___ Records for the exercise ___
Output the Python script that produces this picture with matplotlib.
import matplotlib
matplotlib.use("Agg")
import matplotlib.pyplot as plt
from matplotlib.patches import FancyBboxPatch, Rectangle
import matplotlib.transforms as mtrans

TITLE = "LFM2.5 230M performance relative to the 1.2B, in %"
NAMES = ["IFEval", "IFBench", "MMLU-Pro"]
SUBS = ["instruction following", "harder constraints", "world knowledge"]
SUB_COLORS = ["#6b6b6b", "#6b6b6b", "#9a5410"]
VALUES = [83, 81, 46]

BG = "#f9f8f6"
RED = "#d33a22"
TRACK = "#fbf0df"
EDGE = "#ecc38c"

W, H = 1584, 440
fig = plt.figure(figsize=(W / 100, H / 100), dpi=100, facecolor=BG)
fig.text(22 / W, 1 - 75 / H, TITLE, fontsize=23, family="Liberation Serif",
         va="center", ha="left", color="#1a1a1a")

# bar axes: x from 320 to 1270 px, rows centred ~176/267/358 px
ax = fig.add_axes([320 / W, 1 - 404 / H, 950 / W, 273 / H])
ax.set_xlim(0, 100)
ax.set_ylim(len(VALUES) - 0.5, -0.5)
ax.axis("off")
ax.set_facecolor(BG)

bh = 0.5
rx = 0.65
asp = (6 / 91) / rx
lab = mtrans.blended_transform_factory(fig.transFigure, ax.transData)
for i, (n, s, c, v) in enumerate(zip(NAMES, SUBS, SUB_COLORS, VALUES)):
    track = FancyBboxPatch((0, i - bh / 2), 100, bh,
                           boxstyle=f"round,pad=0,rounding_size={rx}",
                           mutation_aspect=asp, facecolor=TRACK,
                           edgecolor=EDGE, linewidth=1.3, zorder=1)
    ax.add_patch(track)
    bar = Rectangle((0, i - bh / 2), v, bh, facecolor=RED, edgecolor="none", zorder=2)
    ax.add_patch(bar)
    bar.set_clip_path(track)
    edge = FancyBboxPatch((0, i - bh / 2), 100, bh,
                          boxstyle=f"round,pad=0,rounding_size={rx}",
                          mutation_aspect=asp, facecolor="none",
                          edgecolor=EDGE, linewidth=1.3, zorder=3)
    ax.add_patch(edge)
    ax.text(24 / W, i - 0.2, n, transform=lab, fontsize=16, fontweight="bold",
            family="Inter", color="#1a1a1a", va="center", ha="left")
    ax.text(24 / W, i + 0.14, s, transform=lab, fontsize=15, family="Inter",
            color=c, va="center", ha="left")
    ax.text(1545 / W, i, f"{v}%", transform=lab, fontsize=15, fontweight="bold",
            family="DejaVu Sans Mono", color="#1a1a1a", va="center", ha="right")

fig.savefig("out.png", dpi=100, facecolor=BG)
___
___ Records for the exercise ___
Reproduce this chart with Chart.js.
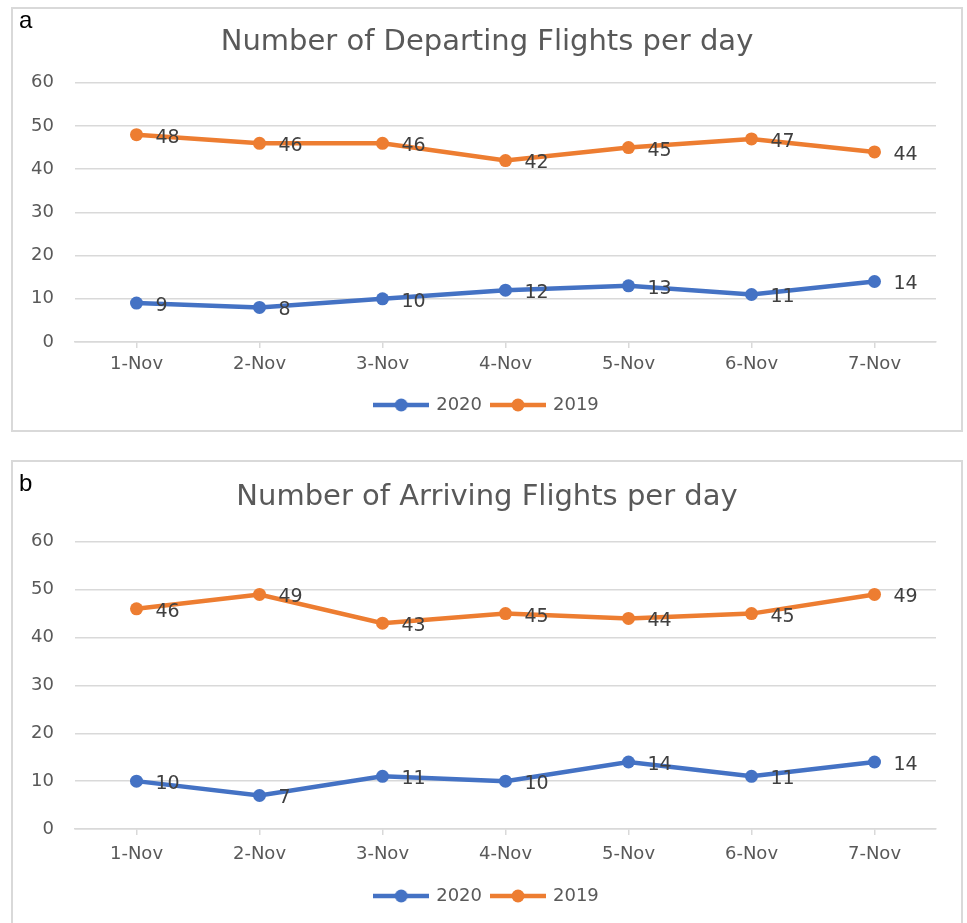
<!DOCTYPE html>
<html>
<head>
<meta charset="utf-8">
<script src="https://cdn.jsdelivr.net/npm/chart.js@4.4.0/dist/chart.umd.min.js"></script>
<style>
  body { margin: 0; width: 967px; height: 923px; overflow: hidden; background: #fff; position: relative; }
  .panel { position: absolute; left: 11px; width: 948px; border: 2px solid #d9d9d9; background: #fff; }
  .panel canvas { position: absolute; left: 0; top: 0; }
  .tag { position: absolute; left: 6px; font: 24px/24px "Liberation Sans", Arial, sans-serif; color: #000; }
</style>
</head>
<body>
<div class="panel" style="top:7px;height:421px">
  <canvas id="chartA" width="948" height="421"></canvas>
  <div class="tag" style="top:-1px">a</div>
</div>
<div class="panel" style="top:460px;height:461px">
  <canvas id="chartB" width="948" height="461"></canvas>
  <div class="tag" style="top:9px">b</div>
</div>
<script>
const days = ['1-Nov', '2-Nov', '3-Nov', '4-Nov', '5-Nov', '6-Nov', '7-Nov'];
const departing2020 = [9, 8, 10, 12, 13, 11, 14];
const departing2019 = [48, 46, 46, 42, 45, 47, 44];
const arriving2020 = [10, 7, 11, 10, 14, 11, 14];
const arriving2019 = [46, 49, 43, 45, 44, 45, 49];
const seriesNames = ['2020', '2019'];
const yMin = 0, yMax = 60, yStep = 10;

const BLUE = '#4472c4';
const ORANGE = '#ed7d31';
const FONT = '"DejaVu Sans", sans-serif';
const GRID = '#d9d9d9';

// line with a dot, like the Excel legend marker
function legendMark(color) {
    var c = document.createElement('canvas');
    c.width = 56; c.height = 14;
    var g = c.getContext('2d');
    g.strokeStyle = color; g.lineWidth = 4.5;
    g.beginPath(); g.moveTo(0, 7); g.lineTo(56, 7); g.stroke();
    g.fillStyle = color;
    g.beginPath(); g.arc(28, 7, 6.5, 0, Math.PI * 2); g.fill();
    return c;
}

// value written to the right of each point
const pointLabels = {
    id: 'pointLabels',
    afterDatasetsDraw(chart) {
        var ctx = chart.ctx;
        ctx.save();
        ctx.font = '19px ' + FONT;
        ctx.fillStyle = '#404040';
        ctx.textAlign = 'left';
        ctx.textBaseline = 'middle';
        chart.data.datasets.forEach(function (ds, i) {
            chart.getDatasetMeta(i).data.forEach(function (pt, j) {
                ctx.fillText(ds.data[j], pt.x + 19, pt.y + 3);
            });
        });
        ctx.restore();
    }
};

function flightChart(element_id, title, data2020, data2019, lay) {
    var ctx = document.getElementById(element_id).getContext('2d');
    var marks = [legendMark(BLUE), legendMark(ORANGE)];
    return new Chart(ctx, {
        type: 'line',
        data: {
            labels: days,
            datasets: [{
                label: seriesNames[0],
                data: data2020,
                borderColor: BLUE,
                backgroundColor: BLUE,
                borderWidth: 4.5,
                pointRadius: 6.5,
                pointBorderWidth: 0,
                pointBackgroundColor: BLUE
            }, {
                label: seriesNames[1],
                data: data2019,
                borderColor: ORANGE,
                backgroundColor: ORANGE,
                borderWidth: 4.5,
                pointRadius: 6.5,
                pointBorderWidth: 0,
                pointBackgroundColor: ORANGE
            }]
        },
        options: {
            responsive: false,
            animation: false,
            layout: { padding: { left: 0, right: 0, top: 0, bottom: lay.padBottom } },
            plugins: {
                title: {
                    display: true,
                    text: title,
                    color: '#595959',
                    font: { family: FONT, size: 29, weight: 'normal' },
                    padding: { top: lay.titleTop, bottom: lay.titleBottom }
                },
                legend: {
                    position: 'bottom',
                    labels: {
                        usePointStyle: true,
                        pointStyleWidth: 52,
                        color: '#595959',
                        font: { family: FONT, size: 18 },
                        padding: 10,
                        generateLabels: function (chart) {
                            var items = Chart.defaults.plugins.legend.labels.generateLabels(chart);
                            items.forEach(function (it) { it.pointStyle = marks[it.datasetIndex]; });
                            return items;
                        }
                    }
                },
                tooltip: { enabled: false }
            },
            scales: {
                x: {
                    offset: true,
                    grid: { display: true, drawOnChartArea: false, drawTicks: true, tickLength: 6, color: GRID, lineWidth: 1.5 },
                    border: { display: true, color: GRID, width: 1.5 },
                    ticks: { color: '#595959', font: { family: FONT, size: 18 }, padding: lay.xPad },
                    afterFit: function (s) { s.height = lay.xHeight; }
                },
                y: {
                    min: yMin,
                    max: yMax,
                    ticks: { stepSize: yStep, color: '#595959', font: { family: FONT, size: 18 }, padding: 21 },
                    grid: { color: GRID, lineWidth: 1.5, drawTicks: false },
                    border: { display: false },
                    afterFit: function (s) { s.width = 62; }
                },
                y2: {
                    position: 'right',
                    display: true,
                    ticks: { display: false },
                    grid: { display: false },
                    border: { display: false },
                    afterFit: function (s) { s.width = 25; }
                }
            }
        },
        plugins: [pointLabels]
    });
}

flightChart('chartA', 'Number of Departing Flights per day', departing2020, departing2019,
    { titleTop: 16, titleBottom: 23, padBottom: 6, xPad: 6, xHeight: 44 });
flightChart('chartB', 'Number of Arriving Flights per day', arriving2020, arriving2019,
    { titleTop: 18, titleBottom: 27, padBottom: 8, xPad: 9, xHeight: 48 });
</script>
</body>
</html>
___
___ Records for the exercise ___
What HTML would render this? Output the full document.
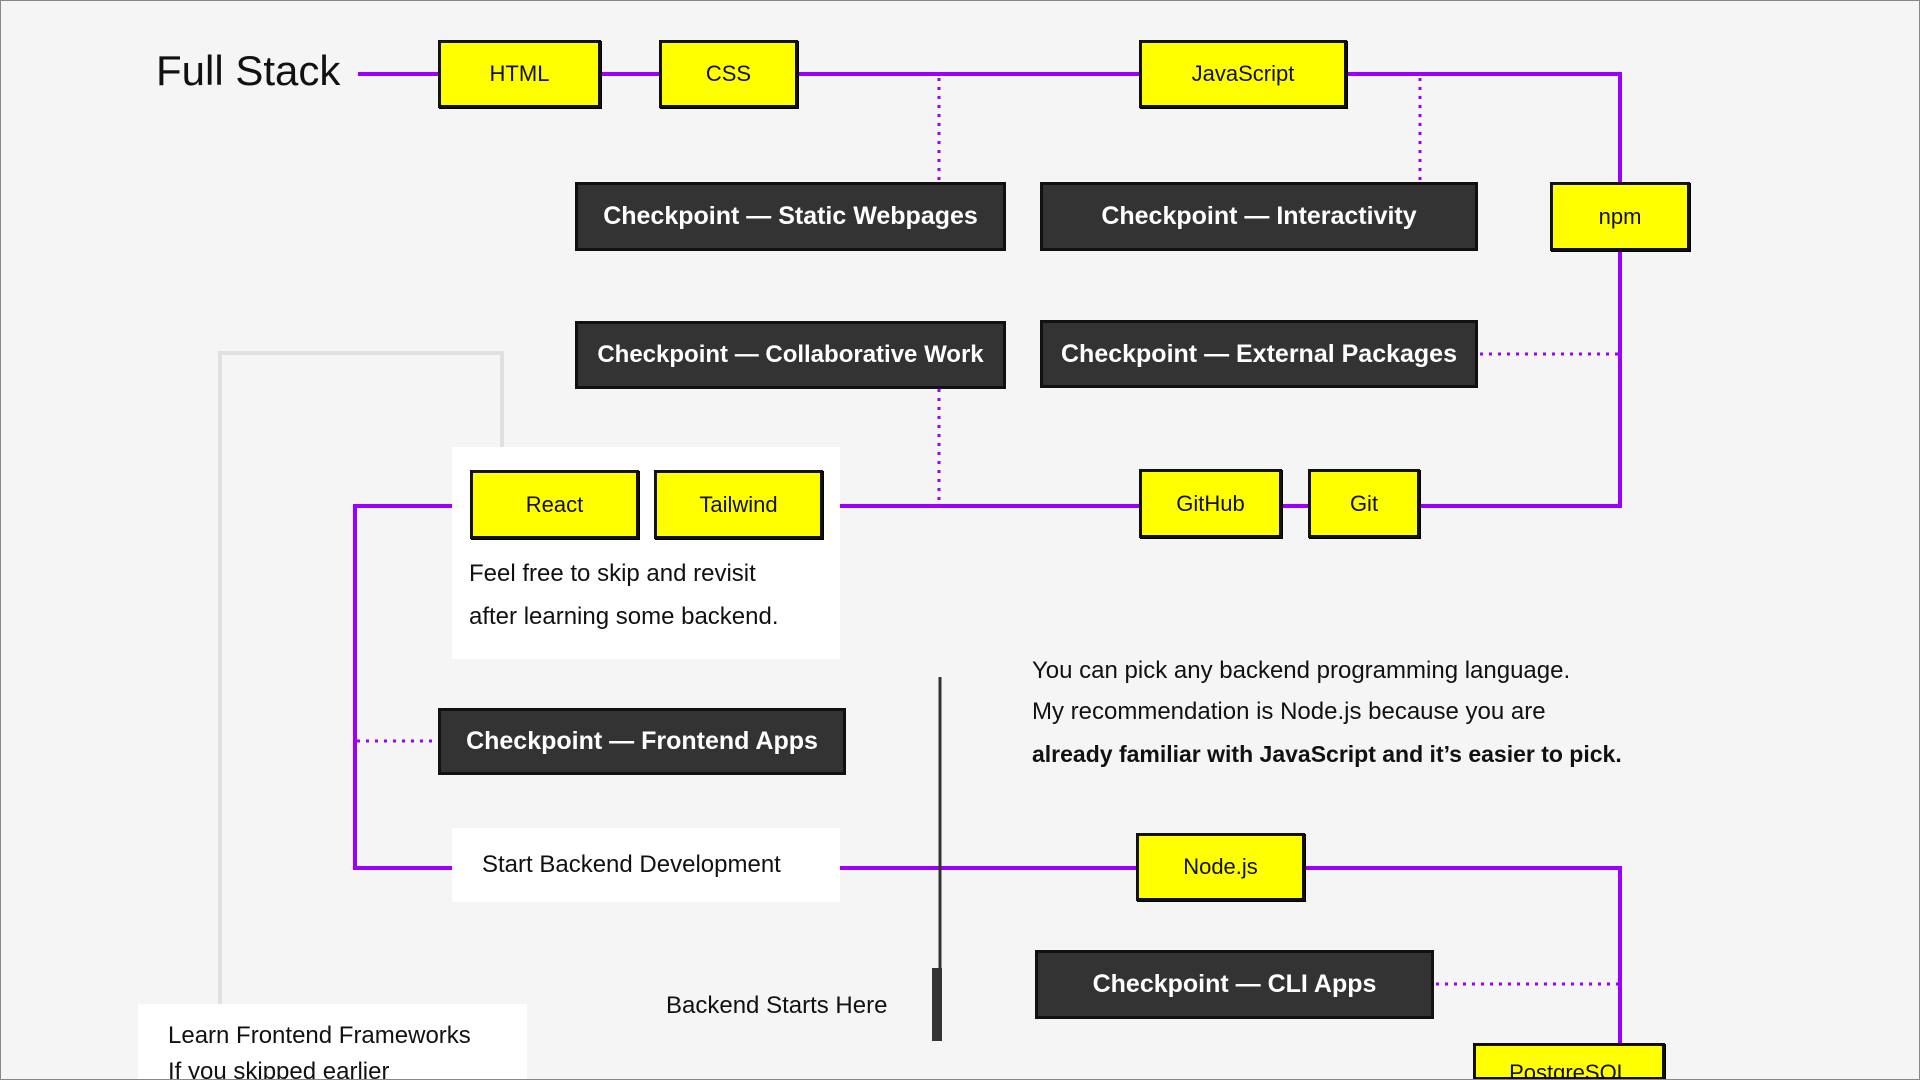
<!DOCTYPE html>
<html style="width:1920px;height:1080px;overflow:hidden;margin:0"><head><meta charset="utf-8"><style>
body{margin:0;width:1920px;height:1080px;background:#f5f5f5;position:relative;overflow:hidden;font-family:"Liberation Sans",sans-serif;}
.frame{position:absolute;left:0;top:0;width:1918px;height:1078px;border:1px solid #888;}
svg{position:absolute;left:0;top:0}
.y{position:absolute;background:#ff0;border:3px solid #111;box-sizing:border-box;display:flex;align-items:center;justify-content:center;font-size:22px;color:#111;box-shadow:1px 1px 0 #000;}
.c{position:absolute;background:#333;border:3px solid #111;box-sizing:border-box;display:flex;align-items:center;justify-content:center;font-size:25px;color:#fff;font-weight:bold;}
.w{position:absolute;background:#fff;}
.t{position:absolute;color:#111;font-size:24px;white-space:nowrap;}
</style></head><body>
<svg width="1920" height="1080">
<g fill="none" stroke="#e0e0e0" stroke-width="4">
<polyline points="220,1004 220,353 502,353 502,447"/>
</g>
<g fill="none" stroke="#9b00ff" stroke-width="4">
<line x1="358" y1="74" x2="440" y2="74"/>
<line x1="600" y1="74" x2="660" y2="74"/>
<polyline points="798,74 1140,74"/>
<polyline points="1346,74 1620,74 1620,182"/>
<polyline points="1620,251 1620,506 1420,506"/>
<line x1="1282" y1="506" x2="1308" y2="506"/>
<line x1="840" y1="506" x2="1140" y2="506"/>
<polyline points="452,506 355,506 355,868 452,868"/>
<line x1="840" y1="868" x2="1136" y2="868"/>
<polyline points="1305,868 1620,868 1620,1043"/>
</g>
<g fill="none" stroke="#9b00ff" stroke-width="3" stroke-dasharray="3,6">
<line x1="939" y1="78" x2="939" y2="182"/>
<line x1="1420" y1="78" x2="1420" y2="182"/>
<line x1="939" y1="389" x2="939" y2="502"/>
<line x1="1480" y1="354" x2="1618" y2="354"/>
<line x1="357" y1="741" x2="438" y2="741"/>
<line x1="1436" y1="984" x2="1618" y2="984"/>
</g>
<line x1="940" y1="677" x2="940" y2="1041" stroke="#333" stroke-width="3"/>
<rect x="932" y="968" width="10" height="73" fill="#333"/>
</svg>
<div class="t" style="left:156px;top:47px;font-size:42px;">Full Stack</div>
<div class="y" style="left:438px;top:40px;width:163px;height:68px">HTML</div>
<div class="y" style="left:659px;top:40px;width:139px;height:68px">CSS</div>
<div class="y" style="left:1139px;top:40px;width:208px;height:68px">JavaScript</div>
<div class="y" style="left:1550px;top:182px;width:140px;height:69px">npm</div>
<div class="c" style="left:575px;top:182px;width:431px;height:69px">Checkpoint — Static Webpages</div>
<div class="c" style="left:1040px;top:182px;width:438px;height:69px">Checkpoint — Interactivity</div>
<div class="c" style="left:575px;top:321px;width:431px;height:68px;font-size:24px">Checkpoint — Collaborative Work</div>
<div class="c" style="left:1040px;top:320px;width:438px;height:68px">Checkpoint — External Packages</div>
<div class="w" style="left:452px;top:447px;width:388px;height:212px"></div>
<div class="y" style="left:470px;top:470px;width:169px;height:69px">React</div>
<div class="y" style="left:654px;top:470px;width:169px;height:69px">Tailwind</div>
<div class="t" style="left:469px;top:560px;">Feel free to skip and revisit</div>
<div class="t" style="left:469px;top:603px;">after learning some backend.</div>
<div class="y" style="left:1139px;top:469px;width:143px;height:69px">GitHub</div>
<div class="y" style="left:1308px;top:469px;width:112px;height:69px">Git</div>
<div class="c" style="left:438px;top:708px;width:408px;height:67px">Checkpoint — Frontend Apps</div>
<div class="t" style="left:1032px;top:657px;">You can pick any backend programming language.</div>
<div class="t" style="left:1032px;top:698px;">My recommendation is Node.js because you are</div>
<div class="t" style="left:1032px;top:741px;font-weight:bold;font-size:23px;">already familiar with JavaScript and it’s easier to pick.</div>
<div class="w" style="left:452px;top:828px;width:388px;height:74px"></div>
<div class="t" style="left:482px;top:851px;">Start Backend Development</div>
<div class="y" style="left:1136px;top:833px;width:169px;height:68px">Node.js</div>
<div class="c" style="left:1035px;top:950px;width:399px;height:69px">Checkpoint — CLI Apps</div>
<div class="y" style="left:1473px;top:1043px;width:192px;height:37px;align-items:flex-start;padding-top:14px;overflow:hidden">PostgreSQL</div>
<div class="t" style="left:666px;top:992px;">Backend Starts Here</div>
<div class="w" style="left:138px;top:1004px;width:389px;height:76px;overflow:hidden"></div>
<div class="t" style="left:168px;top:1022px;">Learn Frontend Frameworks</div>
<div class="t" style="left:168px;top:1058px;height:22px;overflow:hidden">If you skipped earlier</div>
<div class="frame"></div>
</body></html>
___
→ **Goal of the exercise**: Show, from the listing above, each line that contains the word "with".

→ **Answer**:
Output the Python script that produces this picture with matplotlib.
Reproduce this chart with Chart.js.
// line with a dot, like the Excel legend marker
<div class="t" style="left:1032px;top:741px;font-weight:bold;font-size:23px;">already familiar with JavaScript and it’s easier to pick.</div>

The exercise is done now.